──────── Data for processing

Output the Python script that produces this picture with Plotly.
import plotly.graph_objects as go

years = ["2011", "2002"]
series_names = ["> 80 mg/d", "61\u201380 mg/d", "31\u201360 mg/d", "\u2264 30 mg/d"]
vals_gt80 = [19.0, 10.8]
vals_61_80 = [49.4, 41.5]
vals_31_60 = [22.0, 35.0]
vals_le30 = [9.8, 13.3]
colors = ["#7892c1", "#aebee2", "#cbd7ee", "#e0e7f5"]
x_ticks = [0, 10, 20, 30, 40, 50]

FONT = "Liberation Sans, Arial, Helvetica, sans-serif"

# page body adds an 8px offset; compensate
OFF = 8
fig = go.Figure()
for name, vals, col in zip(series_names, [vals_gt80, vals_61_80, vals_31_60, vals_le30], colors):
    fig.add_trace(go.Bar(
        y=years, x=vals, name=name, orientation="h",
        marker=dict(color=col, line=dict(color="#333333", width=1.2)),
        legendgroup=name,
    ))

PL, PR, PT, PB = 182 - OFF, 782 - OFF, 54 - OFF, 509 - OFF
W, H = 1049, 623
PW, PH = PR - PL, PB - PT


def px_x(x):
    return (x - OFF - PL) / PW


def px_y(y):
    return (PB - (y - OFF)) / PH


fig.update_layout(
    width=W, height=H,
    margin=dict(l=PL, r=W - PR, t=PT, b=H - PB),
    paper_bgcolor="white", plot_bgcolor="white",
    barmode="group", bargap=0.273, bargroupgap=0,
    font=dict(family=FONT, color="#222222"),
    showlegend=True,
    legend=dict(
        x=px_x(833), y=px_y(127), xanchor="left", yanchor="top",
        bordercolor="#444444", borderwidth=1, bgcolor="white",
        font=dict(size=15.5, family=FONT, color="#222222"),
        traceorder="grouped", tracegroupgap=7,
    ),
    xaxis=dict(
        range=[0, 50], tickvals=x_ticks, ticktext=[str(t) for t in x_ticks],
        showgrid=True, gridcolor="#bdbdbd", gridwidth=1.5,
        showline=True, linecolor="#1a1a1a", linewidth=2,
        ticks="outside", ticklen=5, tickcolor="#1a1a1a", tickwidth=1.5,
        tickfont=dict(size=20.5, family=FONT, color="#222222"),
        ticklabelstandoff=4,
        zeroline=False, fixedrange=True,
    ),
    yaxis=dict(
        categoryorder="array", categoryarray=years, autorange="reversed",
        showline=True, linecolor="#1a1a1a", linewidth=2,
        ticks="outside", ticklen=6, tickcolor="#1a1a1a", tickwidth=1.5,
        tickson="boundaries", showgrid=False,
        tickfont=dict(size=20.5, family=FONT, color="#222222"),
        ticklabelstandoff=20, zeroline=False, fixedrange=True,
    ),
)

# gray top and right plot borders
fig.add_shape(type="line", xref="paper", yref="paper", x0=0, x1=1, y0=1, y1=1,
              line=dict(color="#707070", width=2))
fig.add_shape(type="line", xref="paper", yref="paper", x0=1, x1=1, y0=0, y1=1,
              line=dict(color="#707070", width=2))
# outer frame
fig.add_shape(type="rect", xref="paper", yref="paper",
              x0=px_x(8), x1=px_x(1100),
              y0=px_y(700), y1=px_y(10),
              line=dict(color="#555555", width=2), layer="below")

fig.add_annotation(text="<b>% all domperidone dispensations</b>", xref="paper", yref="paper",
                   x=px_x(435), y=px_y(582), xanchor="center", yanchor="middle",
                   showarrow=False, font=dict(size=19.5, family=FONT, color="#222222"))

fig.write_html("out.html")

────────────────
──────── Data for processing

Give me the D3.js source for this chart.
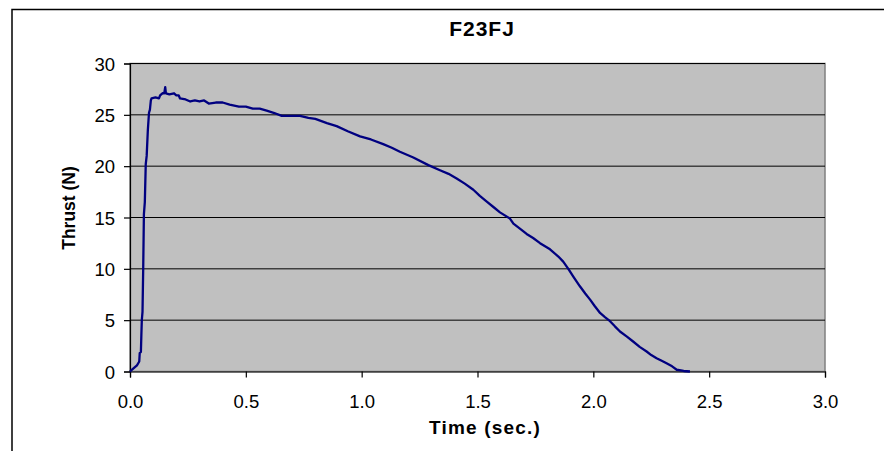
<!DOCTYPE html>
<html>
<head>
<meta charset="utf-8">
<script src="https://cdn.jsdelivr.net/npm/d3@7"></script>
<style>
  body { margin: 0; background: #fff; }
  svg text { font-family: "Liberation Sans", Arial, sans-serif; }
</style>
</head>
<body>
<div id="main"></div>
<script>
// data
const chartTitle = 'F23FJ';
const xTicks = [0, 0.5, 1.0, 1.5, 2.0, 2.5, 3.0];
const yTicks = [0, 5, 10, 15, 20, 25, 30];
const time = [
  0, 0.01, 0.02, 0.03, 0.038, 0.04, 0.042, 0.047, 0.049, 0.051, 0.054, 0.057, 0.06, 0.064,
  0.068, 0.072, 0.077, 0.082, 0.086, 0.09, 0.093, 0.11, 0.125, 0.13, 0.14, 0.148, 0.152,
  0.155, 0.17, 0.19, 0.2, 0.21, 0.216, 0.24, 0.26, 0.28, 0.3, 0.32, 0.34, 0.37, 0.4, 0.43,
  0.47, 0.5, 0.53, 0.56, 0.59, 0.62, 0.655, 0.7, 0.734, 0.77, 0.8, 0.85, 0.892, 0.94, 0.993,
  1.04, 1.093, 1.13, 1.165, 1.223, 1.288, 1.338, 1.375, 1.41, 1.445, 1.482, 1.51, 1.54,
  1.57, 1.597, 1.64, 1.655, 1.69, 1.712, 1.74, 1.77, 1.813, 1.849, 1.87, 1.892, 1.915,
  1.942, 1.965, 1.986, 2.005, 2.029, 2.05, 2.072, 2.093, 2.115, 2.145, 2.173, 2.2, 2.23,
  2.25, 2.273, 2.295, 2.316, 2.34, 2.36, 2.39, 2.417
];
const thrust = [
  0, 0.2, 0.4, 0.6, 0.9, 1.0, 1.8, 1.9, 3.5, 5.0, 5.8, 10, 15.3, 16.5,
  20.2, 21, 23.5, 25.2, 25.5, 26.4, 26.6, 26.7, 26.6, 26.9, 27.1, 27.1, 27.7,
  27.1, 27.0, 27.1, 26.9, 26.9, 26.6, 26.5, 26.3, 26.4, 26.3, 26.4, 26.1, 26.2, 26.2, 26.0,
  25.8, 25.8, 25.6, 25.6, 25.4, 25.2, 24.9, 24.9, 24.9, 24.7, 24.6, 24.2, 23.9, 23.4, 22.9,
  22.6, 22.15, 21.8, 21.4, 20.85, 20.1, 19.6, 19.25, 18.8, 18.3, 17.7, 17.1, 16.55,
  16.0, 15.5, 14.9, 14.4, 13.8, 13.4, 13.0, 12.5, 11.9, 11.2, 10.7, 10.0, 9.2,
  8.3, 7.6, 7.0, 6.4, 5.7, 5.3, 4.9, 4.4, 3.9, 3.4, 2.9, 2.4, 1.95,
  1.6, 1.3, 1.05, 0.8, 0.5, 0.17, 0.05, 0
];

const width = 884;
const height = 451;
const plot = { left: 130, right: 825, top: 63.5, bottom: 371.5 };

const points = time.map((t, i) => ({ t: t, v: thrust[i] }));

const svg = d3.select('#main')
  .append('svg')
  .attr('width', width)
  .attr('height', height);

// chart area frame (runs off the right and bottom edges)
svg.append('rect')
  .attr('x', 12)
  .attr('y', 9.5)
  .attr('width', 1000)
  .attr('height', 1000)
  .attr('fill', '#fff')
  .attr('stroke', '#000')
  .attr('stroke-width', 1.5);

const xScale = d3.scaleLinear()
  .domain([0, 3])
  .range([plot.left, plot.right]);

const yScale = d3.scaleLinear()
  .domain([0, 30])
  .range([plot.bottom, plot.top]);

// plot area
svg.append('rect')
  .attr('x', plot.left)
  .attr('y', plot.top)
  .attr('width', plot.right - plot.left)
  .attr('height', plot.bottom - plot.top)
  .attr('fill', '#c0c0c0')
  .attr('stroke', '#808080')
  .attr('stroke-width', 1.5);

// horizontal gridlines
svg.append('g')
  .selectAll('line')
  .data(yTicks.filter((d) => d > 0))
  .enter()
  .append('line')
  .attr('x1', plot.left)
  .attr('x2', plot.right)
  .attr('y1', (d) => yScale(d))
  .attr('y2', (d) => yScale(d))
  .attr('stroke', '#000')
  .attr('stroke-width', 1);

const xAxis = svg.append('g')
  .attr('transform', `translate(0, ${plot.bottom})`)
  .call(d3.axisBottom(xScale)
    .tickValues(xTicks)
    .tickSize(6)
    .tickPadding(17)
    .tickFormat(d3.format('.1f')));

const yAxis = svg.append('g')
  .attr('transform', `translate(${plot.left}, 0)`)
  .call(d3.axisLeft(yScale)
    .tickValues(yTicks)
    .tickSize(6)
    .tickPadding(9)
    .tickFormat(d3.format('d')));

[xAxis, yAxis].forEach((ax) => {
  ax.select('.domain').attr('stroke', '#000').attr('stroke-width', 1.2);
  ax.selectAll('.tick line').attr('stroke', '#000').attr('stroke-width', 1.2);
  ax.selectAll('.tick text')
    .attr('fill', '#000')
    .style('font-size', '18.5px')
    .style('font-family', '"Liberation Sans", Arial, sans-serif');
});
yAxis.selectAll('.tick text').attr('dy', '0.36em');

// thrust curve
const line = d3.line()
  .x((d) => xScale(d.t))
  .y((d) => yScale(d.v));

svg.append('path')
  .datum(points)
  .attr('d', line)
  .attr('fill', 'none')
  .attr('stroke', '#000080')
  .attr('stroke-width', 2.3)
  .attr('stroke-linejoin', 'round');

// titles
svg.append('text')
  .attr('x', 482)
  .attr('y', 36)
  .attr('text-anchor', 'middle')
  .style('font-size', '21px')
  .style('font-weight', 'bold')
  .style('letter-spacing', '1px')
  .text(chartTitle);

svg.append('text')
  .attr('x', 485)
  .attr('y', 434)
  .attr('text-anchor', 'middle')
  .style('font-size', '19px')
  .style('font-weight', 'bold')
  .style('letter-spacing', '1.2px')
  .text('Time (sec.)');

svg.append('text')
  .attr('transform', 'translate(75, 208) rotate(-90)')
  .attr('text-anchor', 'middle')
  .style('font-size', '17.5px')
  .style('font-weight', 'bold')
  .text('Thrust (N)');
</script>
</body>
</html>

────────────────

> Task requirements
From the records above, print exactly the lines that run from the line with "Output the Python" to the line with "return (PB - (y - OFF)) / PH", inclusive.

> Written response
Output the Python script that produces this picture with Plotly.
import plotly.graph_objects as go

years = ["2011", "2002"]
series_names = ["> 80 mg/d", "61\u201380 mg/d", "31\u201360 mg/d", "\u2264 30 mg/d"]
vals_gt80 = [19.0, 10.8]
vals_61_80 = [49.4, 41.5]
vals_31_60 = [22.0, 35.0]
vals_le30 = [9.8, 13.3]
colors = ["#7892c1", "#aebee2", "#cbd7ee", "#e0e7f5"]
x_ticks = [0, 10, 20, 30, 40, 50]

FONT = "Liberation Sans, Arial, Helvetica, sans-serif"

# page body adds an 8px offset; compensate
OFF = 8
fig = go.Figure()
for name, vals, col in zip(series_names, [vals_gt80, vals_61_80, vals_31_60, vals_le30], colors):
    fig.add_trace(go.Bar(
        y=years, x=vals, name=name, orientation="h",
        marker=dict(color=col, line=dict(color="#333333", width=1.2)),
        legendgroup=name,
    ))

PL, PR, PT, PB = 182 - OFF, 782 - OFF, 54 - OFF, 509 - OFF
W, H = 1049, 623
PW, PH = PR - PL, PB - PT


def px_x(x):
    return (x - OFF - PL) / PW


def px_y(y):
    return (PB - (y - OFF)) / PH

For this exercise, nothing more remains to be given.